__EXERCISE__: Write out the full listing exactly as given, minus the images.
┏━━
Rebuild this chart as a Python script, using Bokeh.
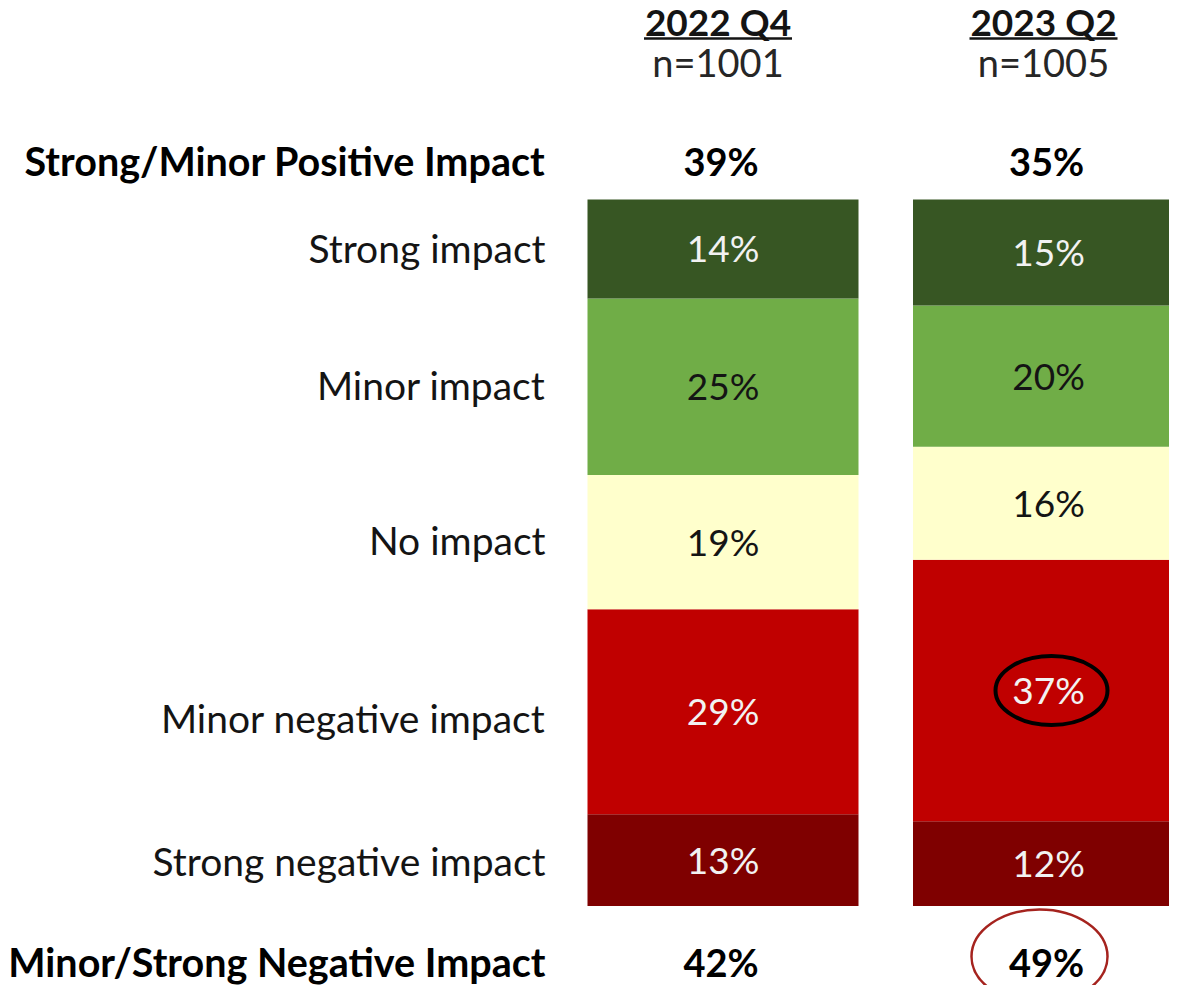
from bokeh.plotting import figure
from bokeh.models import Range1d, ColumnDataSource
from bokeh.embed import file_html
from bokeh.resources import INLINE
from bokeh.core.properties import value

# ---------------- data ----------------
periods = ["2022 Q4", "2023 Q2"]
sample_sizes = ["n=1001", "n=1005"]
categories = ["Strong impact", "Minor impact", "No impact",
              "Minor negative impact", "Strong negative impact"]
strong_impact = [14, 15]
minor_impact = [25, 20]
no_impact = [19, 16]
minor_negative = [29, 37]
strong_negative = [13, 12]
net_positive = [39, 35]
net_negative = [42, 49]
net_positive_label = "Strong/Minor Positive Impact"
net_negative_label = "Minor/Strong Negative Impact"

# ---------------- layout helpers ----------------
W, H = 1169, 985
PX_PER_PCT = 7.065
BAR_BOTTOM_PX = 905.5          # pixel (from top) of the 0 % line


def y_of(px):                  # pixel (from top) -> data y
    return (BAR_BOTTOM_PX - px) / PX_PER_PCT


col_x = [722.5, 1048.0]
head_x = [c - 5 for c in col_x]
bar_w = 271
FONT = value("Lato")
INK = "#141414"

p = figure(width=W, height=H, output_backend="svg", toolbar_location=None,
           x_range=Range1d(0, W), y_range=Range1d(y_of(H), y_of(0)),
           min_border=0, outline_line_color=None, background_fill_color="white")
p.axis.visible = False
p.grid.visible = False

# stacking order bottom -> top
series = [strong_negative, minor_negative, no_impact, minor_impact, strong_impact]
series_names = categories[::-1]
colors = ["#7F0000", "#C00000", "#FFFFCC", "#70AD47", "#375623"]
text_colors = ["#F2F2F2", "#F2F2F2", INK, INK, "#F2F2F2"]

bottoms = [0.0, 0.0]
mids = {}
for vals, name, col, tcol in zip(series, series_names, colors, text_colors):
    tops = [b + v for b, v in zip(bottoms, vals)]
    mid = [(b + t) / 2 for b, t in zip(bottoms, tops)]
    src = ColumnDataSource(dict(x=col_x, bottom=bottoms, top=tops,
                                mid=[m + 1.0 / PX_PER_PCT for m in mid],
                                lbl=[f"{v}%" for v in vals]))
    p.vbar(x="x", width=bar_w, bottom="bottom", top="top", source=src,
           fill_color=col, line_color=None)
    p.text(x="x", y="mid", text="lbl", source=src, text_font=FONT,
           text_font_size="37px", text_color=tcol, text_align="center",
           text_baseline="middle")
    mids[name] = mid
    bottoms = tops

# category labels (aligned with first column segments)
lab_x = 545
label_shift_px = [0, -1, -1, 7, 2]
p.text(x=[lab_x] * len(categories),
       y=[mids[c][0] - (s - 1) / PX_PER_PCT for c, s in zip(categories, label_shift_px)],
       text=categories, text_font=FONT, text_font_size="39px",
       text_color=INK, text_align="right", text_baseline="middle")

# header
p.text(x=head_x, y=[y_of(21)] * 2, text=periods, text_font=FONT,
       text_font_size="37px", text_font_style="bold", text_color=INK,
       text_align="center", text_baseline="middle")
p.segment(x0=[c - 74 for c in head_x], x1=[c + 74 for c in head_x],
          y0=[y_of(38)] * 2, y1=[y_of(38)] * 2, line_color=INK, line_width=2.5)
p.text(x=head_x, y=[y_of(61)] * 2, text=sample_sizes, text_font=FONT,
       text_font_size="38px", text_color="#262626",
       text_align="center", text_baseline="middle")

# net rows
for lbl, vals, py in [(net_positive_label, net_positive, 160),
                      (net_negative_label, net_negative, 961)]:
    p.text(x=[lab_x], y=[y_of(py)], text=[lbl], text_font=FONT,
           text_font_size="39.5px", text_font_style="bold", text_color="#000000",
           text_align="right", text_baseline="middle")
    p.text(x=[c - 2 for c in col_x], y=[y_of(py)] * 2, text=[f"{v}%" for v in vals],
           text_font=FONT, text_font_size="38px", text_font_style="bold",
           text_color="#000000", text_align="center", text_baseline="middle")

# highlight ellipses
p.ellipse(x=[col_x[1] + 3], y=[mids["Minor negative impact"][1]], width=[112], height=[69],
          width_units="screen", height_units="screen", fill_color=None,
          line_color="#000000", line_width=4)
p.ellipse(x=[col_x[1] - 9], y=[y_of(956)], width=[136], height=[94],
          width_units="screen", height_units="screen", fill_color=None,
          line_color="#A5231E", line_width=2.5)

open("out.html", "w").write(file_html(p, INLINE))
┗━━
__FULL SOLUTION__:
Rebuild this chart as a Python script, using Bokeh.
from bokeh.plotting import figure
from bokeh.models import Range1d, ColumnDataSource
from bokeh.embed import file_html
from bokeh.resources import INLINE
from bokeh.core.properties import value

# ---------------- data ----------------
periods = ["2022 Q4", "2023 Q2"]
sample_sizes = ["n=1001", "n=1005"]
categories = ["Strong impact", "Minor impact", "No impact",
              "Minor negative impact", "Strong negative impact"]
strong_impact = [14, 15]
minor_impact = [25, 20]
no_impact = [19, 16]
minor_negative = [29, 37]
strong_negative = [13, 12]
net_positive = [39, 35]
net_negative = [42, 49]
net_positive_label = "Strong/Minor Positive Impact"
net_negative_label = "Minor/Strong Negative Impact"

# ---------------- layout helpers ----------------
W, H = 1169, 985
PX_PER_PCT = 7.065
BAR_BOTTOM_PX = 905.5          # pixel (from top) of the 0 % line


def y_of(px):                  # pixel (from top) -> data y
    return (BAR_BOTTOM_PX - px) / PX_PER_PCT


col_x = [722.5, 1048.0]
head_x = [c - 5 for c in col_x]
bar_w = 271
FONT = value("Lato")
INK = "#141414"

p = figure(width=W, height=H, output_backend="svg", toolbar_location=None,
           x_range=Range1d(0, W), y_range=Range1d(y_of(H), y_of(0)),
           min_border=0, outline_line_color=None, background_fill_color="white")
p.axis.visible = False
p.grid.visible = False

# stacking order bottom -> top
series = [strong_negative, minor_negative, no_impact, minor_impact, strong_impact]
series_names = categories[::-1]
colors = ["#7F0000", "#C00000", "#FFFFCC", "#70AD47", "#375623"]
text_colors = ["#F2F2F2", "#F2F2F2", INK, INK, "#F2F2F2"]

bottoms = [0.0, 0.0]
mids = {}
for vals, name, col, tcol in zip(series, series_names, colors, text_colors):
    tops = [b + v for b, v in zip(bottoms, vals)]
    mid = [(b + t) / 2 for b, t in zip(bottoms, tops)]
    src = ColumnDataSource(dict(x=col_x, bottom=bottoms, top=tops,
                                mid=[m + 1.0 / PX_PER_PCT for m in mid],
                                lbl=[f"{v}%" for v in vals]))
    p.vbar(x="x", width=bar_w, bottom="bottom", top="top", source=src,
           fill_color=col, line_color=None)
    p.text(x="x", y="mid", text="lbl", source=src, text_font=FONT,
           text_font_size="37px", text_color=tcol, text_align="center",
           text_baseline="middle")
    mids[name] = mid
    bottoms = tops

# category labels (aligned with first column segments)
lab_x = 545
label_shift_px = [0, -1, -1, 7, 2]
p.text(x=[lab_x] * len(categories),
       y=[mids[c][0] - (s - 1) / PX_PER_PCT for c, s in zip(categories, label_shift_px)],
       text=categories, text_font=FONT, text_font_size="39px",
       text_color=INK, text_align="right", text_baseline="middle")

# header
p.text(x=head_x, y=[y_of(21)] * 2, text=periods, text_font=FONT,
       text_font_size="37px", text_font_style="bold", text_color=INK,
       text_align="center", text_baseline="middle")
p.segment(x0=[c - 74 for c in head_x], x1=[c + 74 for c in head_x],
          y0=[y_of(38)] * 2, y1=[y_of(38)] * 2, line_color=INK, line_width=2.5)
p.text(x=head_x, y=[y_of(61)] * 2, text=sample_sizes, text_font=FONT,
       text_font_size="38px", text_color="#262626",
       text_align="center", text_baseline="middle")

# net rows
for lbl, vals, py in [(net_positive_label, net_positive, 160),
                      (net_negative_label, net_negative, 961)]:
    p.text(x=[lab_x], y=[y_of(py)], text=[lbl], text_font=FONT,
           text_font_size="39.5px", text_font_style="bold", text_color="#000000",
           text_align="right", text_baseline="middle")
    p.text(x=[c - 2 for c in col_x], y=[y_of(py)] * 2, text=[f"{v}%" for v in vals],
           text_font=FONT, text_font_size="38px", text_font_style="bold",
           text_color="#000000", text_align="center", text_baseline="middle")

# highlight ellipses
p.ellipse(x=[col_x[1] + 3], y=[mids["Minor negative impact"][1]], width=[112], height=[69],
          width_units="screen", height_units="screen", fill_color=None,
          line_color="#000000", line_width=4)
p.ellipse(x=[col_x[1] - 9], y=[y_of(956)], width=[136], height=[94],
          width_units="screen", height_units="screen", fill_color=None,
          line_color="#A5231E", line_width=2.5)

open("out.html", "w").write(file_html(p, INLINE))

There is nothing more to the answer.